プログレッシブな日々

混沌こそ我が墓碑銘。快楽の漸進的横滑り。

葛西善蔵と酒が飲みたい。

葛西善蔵と釣りがしたい―こんがらがったセカイで生きるための62の脇道



先日、むかし部下だった男から電話があった。お互い前後して会社を辞めたので10年以上会っていない。要は、僕と飲みたい、昔迷惑かけたことをいろいろ反省してる…という趣旨なんだが、なぜ今電話してきたかよくわからない。おそらく本人にもわからないのだろう。いくばくかのアルコールの勢いを借りている様子でもある。

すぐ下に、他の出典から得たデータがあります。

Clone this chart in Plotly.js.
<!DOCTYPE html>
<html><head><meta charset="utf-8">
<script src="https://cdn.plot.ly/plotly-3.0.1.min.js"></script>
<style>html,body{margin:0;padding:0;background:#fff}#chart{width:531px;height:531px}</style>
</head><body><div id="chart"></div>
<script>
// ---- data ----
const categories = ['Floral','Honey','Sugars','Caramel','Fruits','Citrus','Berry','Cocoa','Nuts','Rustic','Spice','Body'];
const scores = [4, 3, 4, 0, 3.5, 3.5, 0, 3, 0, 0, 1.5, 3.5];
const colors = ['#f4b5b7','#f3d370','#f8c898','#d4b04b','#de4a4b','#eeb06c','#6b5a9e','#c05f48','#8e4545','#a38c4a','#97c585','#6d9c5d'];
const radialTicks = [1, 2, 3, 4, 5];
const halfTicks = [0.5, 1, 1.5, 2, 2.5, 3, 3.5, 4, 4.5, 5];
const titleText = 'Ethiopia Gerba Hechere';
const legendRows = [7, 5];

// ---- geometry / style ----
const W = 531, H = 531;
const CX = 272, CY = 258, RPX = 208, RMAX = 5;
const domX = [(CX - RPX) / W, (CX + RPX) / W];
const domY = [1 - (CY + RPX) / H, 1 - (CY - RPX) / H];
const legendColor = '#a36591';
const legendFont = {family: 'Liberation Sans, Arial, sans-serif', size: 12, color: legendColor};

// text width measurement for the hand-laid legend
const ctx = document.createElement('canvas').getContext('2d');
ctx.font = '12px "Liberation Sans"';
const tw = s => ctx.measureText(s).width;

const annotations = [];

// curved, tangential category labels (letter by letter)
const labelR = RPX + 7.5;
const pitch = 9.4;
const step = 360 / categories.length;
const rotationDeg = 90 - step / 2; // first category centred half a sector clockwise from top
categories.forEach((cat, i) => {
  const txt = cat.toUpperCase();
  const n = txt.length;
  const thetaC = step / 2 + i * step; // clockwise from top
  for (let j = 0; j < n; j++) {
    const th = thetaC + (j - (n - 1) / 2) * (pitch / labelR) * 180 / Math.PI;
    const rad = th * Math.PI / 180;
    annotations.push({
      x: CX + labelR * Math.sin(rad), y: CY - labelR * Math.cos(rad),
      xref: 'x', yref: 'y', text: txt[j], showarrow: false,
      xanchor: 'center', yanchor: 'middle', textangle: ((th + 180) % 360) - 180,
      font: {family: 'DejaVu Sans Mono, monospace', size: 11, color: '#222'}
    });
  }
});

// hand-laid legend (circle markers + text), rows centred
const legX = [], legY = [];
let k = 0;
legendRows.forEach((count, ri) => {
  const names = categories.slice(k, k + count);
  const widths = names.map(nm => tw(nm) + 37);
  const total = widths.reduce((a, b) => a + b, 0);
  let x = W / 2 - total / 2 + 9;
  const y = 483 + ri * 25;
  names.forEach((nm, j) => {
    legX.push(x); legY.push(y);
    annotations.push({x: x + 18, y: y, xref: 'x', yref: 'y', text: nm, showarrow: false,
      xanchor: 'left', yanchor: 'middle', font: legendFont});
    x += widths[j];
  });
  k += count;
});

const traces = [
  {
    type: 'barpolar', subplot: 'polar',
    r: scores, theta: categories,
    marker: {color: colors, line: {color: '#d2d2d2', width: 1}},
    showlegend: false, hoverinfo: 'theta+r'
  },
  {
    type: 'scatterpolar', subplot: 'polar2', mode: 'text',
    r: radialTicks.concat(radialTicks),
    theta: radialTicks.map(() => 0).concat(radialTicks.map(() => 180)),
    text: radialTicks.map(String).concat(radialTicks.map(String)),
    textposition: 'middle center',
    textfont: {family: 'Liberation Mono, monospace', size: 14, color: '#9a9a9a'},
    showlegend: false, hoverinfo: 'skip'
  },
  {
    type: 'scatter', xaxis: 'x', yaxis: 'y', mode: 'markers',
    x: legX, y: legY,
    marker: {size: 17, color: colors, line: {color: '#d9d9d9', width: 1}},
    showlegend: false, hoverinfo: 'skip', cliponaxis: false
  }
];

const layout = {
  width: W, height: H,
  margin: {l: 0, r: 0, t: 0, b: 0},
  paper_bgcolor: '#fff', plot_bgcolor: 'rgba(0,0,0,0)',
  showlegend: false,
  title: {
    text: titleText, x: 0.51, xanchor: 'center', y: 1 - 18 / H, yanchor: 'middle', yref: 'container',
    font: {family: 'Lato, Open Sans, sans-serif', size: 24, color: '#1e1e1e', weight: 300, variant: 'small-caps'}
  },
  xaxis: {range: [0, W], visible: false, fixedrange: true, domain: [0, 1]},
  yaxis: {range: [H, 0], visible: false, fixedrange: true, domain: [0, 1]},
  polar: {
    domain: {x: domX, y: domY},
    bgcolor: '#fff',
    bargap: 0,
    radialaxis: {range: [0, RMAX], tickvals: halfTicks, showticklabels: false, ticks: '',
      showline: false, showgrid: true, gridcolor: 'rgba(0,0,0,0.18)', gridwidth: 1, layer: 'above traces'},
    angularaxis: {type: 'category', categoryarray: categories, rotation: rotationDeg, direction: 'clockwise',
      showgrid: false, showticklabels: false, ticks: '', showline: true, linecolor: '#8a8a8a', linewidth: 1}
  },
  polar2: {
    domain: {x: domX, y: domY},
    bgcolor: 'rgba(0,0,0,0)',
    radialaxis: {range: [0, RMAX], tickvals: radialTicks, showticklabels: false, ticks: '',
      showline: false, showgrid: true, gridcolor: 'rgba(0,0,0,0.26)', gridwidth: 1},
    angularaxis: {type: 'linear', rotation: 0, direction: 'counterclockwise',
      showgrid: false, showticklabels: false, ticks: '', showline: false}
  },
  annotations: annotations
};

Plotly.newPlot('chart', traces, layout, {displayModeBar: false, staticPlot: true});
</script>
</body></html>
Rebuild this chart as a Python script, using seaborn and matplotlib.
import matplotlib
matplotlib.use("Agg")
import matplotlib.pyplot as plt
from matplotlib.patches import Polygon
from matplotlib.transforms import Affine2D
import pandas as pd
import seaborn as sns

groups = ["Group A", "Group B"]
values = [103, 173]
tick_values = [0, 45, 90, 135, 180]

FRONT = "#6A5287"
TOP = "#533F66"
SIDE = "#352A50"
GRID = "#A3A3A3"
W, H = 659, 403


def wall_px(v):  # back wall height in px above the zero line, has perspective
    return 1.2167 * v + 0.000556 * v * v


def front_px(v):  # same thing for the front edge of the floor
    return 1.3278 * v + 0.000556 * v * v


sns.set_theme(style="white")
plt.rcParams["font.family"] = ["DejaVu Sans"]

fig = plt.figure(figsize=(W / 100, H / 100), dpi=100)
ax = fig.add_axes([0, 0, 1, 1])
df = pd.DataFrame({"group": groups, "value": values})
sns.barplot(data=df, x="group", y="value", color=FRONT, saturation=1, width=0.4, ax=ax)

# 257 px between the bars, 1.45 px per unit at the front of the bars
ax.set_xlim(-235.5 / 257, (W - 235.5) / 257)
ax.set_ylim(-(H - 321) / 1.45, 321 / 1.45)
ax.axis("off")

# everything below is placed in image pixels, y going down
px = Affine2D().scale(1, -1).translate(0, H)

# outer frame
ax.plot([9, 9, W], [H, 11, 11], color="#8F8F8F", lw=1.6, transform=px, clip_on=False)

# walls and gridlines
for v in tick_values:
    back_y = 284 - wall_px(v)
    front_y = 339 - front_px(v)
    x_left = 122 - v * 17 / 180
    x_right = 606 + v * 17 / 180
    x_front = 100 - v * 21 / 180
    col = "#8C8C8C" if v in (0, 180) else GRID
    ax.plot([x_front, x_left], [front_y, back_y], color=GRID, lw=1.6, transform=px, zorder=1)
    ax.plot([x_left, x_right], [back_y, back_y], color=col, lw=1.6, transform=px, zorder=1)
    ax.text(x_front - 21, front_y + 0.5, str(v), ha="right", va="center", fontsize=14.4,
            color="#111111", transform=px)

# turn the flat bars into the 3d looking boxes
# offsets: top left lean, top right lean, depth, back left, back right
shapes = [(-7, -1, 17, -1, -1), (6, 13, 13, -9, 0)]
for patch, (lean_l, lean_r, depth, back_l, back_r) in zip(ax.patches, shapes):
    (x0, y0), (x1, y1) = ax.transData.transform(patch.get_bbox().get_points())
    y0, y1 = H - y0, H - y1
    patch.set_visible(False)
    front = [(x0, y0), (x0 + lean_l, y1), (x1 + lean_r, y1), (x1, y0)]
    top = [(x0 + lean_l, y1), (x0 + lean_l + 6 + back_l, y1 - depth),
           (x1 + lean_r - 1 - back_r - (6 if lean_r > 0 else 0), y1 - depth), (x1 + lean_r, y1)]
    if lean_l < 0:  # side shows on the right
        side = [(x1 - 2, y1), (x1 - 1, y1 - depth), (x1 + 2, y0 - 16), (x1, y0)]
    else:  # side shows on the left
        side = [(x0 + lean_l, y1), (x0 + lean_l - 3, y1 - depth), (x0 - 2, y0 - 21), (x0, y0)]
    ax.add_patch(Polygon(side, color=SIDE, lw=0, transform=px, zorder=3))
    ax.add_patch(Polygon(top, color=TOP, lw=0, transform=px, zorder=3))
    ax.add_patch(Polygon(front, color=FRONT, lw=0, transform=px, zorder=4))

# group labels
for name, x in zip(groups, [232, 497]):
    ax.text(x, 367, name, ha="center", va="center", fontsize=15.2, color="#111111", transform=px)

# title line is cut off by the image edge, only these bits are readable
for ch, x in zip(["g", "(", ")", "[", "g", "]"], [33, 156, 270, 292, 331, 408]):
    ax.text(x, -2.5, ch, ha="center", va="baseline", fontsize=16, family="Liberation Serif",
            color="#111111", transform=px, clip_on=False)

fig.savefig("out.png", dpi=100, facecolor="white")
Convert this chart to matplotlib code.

酒癖が悪い男で周囲にいろいろ迷惑をかけていた。基本的に賢いし、まじめにやればいい仕事をする。彼による宮台真司さんのインタビュー記事なんてちょっとしたものだった。確か宮台さんもいたく満足されていたはずだ。まあ、しかしメンタルにいろいろ問題を抱えていて、上司としてはハラハラしながら付き合った。ただし向こうがよく懐いてくれたし、僕の言うことは比較的よく聞いた。なんというかまさに破滅型私小説作家の葛西善蔵の再来みたいな男でどこか憎めない。私もたいがいに大人げない人間だが、彼と接していると分別くさいコンサバおじさんになった気分だった。
で、先ほどかかってきた電話の受け答えがまさにその当時の会話を冷凍保存したものを解凍するような不思議な感覚だった。ぜんぜん変わっていない。どこかで野垂れ死にしていても不思議ではない男だったので、元気そうでちょっとうれしかった。ちょっと、だけど。